**Given material**
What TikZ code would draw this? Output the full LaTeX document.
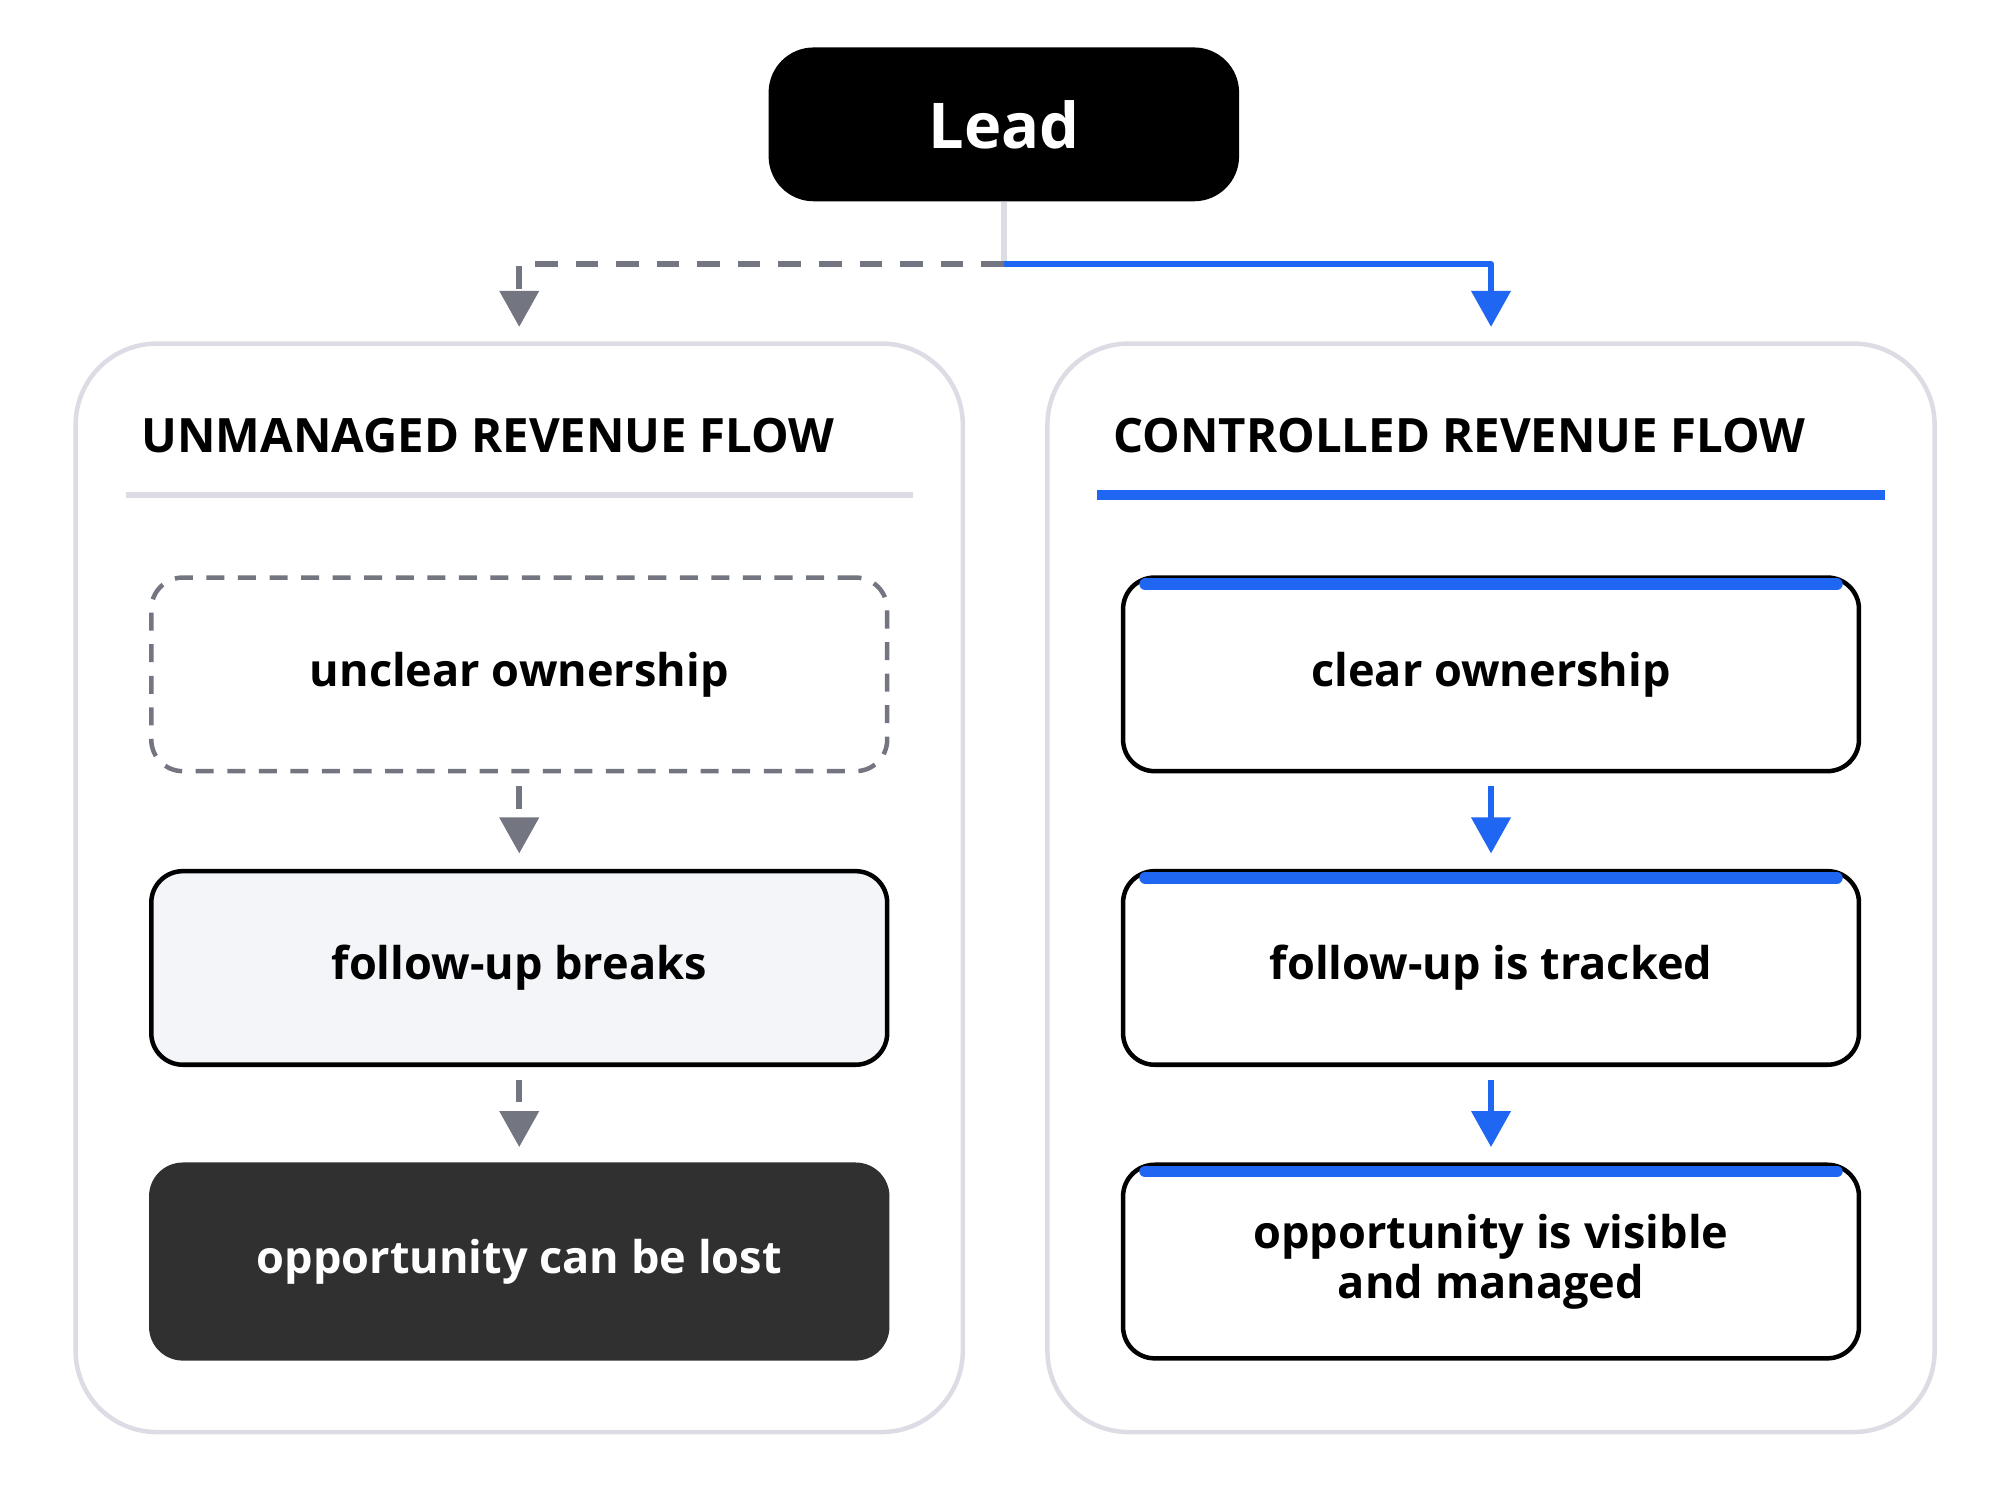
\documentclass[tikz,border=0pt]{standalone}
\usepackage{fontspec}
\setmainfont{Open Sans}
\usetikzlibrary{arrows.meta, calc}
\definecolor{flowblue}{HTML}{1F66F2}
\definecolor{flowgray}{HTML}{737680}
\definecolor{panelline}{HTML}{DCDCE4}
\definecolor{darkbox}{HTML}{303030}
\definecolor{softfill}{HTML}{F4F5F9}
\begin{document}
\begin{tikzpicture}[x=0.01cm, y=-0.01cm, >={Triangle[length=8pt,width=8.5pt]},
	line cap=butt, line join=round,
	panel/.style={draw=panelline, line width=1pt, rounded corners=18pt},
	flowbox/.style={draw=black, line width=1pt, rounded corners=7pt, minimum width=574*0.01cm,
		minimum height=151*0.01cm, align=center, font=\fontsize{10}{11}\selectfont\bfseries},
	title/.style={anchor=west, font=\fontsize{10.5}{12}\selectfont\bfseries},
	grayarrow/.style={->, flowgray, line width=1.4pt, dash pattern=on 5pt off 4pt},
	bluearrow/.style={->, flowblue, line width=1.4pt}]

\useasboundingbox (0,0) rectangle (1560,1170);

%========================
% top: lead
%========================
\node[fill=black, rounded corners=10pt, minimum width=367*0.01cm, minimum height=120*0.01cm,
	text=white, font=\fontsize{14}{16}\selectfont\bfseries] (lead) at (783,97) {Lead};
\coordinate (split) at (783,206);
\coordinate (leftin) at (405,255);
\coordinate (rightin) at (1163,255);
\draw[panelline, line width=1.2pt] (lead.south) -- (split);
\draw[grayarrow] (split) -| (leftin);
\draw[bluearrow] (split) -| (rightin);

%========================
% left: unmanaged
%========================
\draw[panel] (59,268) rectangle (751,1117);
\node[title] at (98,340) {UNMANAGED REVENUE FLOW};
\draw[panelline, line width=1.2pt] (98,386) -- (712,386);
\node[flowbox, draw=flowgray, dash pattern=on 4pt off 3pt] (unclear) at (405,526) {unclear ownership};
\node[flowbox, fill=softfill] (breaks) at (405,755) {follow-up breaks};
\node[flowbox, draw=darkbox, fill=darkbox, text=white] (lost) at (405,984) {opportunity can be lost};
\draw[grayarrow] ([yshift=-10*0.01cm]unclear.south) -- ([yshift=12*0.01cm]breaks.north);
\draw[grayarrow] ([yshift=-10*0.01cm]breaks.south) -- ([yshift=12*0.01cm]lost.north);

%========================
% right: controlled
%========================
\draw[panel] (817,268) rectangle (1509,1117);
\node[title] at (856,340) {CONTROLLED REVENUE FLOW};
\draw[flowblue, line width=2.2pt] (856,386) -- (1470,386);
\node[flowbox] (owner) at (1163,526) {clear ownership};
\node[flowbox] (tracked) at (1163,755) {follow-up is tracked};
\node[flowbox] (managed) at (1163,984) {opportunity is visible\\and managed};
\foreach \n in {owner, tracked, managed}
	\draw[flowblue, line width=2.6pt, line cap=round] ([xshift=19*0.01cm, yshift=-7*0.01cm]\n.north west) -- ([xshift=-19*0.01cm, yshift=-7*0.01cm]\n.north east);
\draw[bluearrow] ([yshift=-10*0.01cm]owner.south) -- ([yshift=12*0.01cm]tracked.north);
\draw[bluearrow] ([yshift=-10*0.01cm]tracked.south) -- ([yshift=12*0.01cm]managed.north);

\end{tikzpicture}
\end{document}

**Problem statement**
Repeat the material above in full and exactly, apart from the pictures.

**Answer to the exercise**
What TikZ code would draw this? Output the full LaTeX document.
\documentclass[tikz,border=0pt]{standalone}
\usepackage{fontspec}
\setmainfont{Open Sans}
\usetikzlibrary{arrows.meta, calc}
\definecolor{flowblue}{HTML}{1F66F2}
\definecolor{flowgray}{HTML}{737680}
\definecolor{panelline}{HTML}{DCDCE4}
\definecolor{darkbox}{HTML}{303030}
\definecolor{softfill}{HTML}{F4F5F9}
\begin{document}
\begin{tikzpicture}[x=0.01cm, y=-0.01cm, >={Triangle[length=8pt,width=8.5pt]},
	line cap=butt, line join=round,
	panel/.style={draw=panelline, line width=1pt, rounded corners=18pt},
	flowbox/.style={draw=black, line width=1pt, rounded corners=7pt, minimum width=574*0.01cm,
		minimum height=151*0.01cm, align=center, font=\fontsize{10}{11}\selectfont\bfseries},
	title/.style={anchor=west, font=\fontsize{10.5}{12}\selectfont\bfseries},
	grayarrow/.style={->, flowgray, line width=1.4pt, dash pattern=on 5pt off 4pt},
	bluearrow/.style={->, flowblue, line width=1.4pt}]

\useasboundingbox (0,0) rectangle (1560,1170);

%========================
% top: lead
%========================
\node[fill=black, rounded corners=10pt, minimum width=367*0.01cm, minimum height=120*0.01cm,
	text=white, font=\fontsize{14}{16}\selectfont\bfseries] (lead) at (783,97) {Lead};
\coordinate (split) at (783,206);
\coordinate (leftin) at (405,255);
\coordinate (rightin) at (1163,255);
\draw[panelline, line width=1.2pt] (lead.south) -- (split);
\draw[grayarrow] (split) -| (leftin);
\draw[bluearrow] (split) -| (rightin);

%========================
% left: unmanaged
%========================
\draw[panel] (59,268) rectangle (751,1117);
\node[title] at (98,340) {UNMANAGED REVENUE FLOW};
\draw[panelline, line width=1.2pt] (98,386) -- (712,386);
\node[flowbox, draw=flowgray, dash pattern=on 4pt off 3pt] (unclear) at (405,526) {unclear ownership};
\node[flowbox, fill=softfill] (breaks) at (405,755) {follow-up breaks};
\node[flowbox, draw=darkbox, fill=darkbox, text=white] (lost) at (405,984) {opportunity can be lost};
\draw[grayarrow] ([yshift=-10*0.01cm]unclear.south) -- ([yshift=12*0.01cm]breaks.north);
\draw[grayarrow] ([yshift=-10*0.01cm]breaks.south) -- ([yshift=12*0.01cm]lost.north);

%========================
% right: controlled
%========================
\draw[panel] (817,268) rectangle (1509,1117);
\node[title] at (856,340) {CONTROLLED REVENUE FLOW};
\draw[flowblue, line width=2.2pt] (856,386) -- (1470,386);
\node[flowbox] (owner) at (1163,526) {clear ownership};
\node[flowbox] (tracked) at (1163,755) {follow-up is tracked};
\node[flowbox] (managed) at (1163,984) {opportunity is visible\\and managed};
\foreach \n in {owner, tracked, managed}
	\draw[flowblue, line width=2.6pt, line cap=round] ([xshift=19*0.01cm, yshift=-7*0.01cm]\n.north west) -- ([xshift=-19*0.01cm, yshift=-7*0.01cm]\n.north east);
\draw[bluearrow] ([yshift=-10*0.01cm]owner.south) -- ([yshift=12*0.01cm]tracked.north);
\draw[bluearrow] ([yshift=-10*0.01cm]tracked.south) -- ([yshift=12*0.01cm]managed.north);

\end{tikzpicture}
\end{document}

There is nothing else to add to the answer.